Who are these "some Americans" who expected a war shorter, and with fewer casualties, than the L.A. riots? Here's the story's answer:
A Gallup Poll of Americans produced for CNN and USA Today found that two-thirds of respondents said they expected the war to last less than three months; one-third said they expected it to be over within a month; and most thought that fewer than 100 Americans would be killed or injured. Those were significantly higher levels of optimism than the same pollsters found before the 1991 Persian Gulf War.
Yes, we're all more optimistic than we were before the Persian Gulf War, which began with post-Vietnam fears of tens of thousands of Americans dead and years of brutal fighting. But optimism is merely relative. And "less than three months" is not "less than three days."
What we saw today was that this is a real war. Nasty, brutal, and we can only hope, short. All we've been promised is victory—and that's a promise, among other things, to persist when things get tough. [Posted 3/23.]
Be sure to read Paul Berman's NYT Magazine piece on the writings of Sayyid Qutb, the philosopher/theologian behind the Islamism. Why doesn't somebody translate the rest of Qutb's work into English—quickly? (The Times site does include links to some resources on the web.) [Posted 3/23.]
"Are you as sickened as I am by the prospect of the Oscars tonight?" asks Andrew Sullivan. No, I'm not. If anything, I'm bummed to miss the fashion show. The movies are the great and enduring art of our civilization, the very civilization our soldiers are fighting to defend. The pleasure of the movies is as legitimate in wartime as it is in peace. Sure, the movie stars are mostly geopolitical idiots. But the Oscars celebrate their art, not their politics. Leave the attacks on pleasure to the Islamofascists, Andrew. Hollywood is their enemy, not ours. [Posted 3/23.]

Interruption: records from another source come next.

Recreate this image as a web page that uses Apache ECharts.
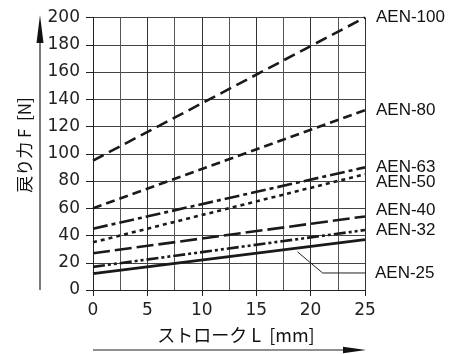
<!DOCTYPE html>
<html><head><meta charset="utf-8">
<script src="https://cdn.jsdelivr.net/npm/echarts@6/dist/echarts.min.js"></script>
<style>html,body{margin:0;padding:0;background:#fff}#c{width:451px;height:354px}</style>
</head><body><div id="c"></div>
<script>
// Stroke L [mm] at the two ends of each straight characteristic
const strokes = [0, 25];
const aen100 = [95, 200];
const aen80 = [60, 132];
const aen63 = [45, 90];
const aen50 = [35, 85];
const aen40 = [27, 54];
const aen32 = [17, 44];
const aen25 = [12, 37];
const seriesNames = ['AEN-100', 'AEN-80', 'AEN-63', 'AEN-50', 'AEN-40', 'AEN-32', 'AEN-25'];
const xTicks = [0, 5, 10, 15, 20, 25];
const yTicks = [0, 20, 40, 60, 80, 100, 120, 140, 160, 180, 200];
// leader line for the AEN-25 label
const leaderX = [18.8, 21.1, 25.2];
const leaderY = [28, 12.5, 12.5];

const values = [aen100, aen80, aen63, aen50, aen40, aen32, aen25];
const dashes = [[12, 6], [9, 5], [15, 4, 4, 4], [4, 4], [17, 5], [12, 3, 3, 3, 3, 3], 'solid'];
const labelOffsetY = [0, 0, 0, 8, -6, 0, 0];
const LFONT = '"Liberation Sans", Arial, sans-serif';
const TFONT = '"DejaVu Sans", sans-serif';

const series = values.map((v, i) => ({
  name: seriesNames[i],
  type: 'line',
  data: strokes.map((s, j) => [s, v[j]]),
  symbol: 'none',
  silent: true,
  lineStyle: { color: '#1a1a1a', width: 2.6, type: dashes[i], cap: 'butt' },
  endLabel: i < 6 ? {
    show: true, formatter: seriesNames[i], distance: 11, offset: [0, labelOffsetY[i]],
    color: '#111', fontSize: 17, fontFamily: LFONT
  } : { show: false },
  z: 3
}));
series.push({
  name: 'leader',
  type: 'line',
  data: leaderX.map((x, j) => [x, leaderY[j]]),
  symbol: 'none', silent: true, clip: false,
  lineStyle: { color: '#222', width: 1 },
  endLabel: { show: true, formatter: seriesNames[6], distance: 9, color: '#111', fontSize: 17, fontFamily: LFONT },
  z: 2
});

const chart = echarts.init(document.getElementById('c'), null, { renderer: 'canvas' });
chart.setOption({
  animation: false,
  backgroundColor: '#fff',
  grid: { left: 93, right: 86, top: 17.5, bottom: 64, containLabel: false },
  xAxis: {
    type: 'value', min: 0, max: 25, interval: 5,
    axisLine: { show: true, onZero: false, lineStyle: { color: '#222', width: 1 } },
    axisTick: { show: true, length: 6, inside: false, lineStyle: { color: '#222' } },
    minorTick: { show: true, splitNumber: 2, length: 0 },
    minorSplitLine: { show: true, lineStyle: { color: '#555', width: 1 } },
    splitLine: { show: true, lineStyle: { color: '#333', width: 1 } },
    axisLabel: { color: '#222', fontSize: 17, fontFamily: TFONT, margin: 12,
      formatter: v => xTicks.includes(v) ? String(v) : '' }
  },
  yAxis: {
    type: 'value', min: 0, max: 200, interval: 20,
    axisLine: { show: true, lineStyle: { color: '#222', width: 1 } },
    axisTick: { show: true, length: 7, lineStyle: { color: '#222' } },
    splitLine: { show: true, lineStyle: { color: '#444', width: 1 } },
    axisLabel: { color: '#222', fontSize: 17, fontFamily: TFONT, margin: 13,
      formatter: v => yTicks.includes(v) ? String(v) : '' }
  },
  graphic: [
    { type: 'line', shape: { x1: 40, y1: 290, x2: 40, y2: 36 }, style: { stroke: '#222', lineWidth: 1.2 } },
    { type: 'polygon', shape: { points: [[40, 15], [36.5, 43], [43.5, 43]] }, style: { fill: '#111' } },
    { type: 'line', shape: { x1: 93, y1: 350, x2: 350, y2: 350 }, style: { stroke: '#222', lineWidth: 1.2 } },
    { type: 'polygon', shape: { points: [[366, 350], [343, 346.8], [343, 353.2]] }, style: { fill: '#111' } },
    { type: 'text', x: 25, y: 145, rotation: Math.PI / 2,
      style: { text: '戻り力 F  [N]', fill: '#111', font: '17px "Noto Sans CJK JP", sans-serif', align: 'center', verticalAlign: 'middle' } },
    { type: 'text', x: 236, y: 335,
      style: { text: 'ストローク L  [mm]', fill: '#111', font: '18px "Noto Sans CJK JP", sans-serif', align: 'center', verticalAlign: 'middle' } }
  ],
  series: series
});
</script></body></html>
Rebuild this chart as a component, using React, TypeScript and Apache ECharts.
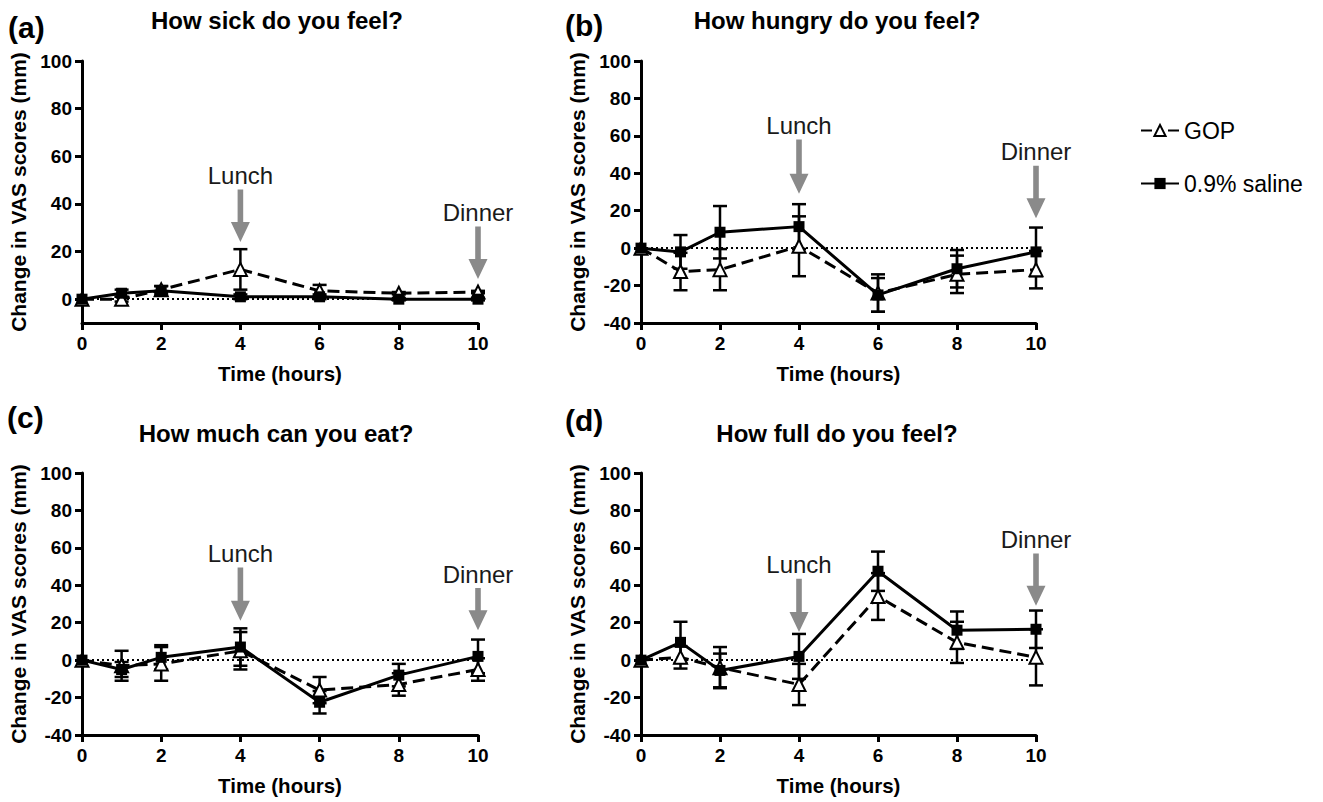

This story certainly matches my experience with the op-ed page, under a previous regime. They don't call it the Gray Lady for nothing. (Via Andrew Sullivan.) I guess graying down visitors' prose makes up for the regulars', uh, zestiness. [Posted 3/21.]
Jim Henley demonstrates that you can support the troops (or, more precisely, their families) and oppose the war. [Posted 3/21.]
Ed Driscoll nominates an actual Apple user, who's equally well-known by his first name, to replace John and Yoko. [Posted 3/21.]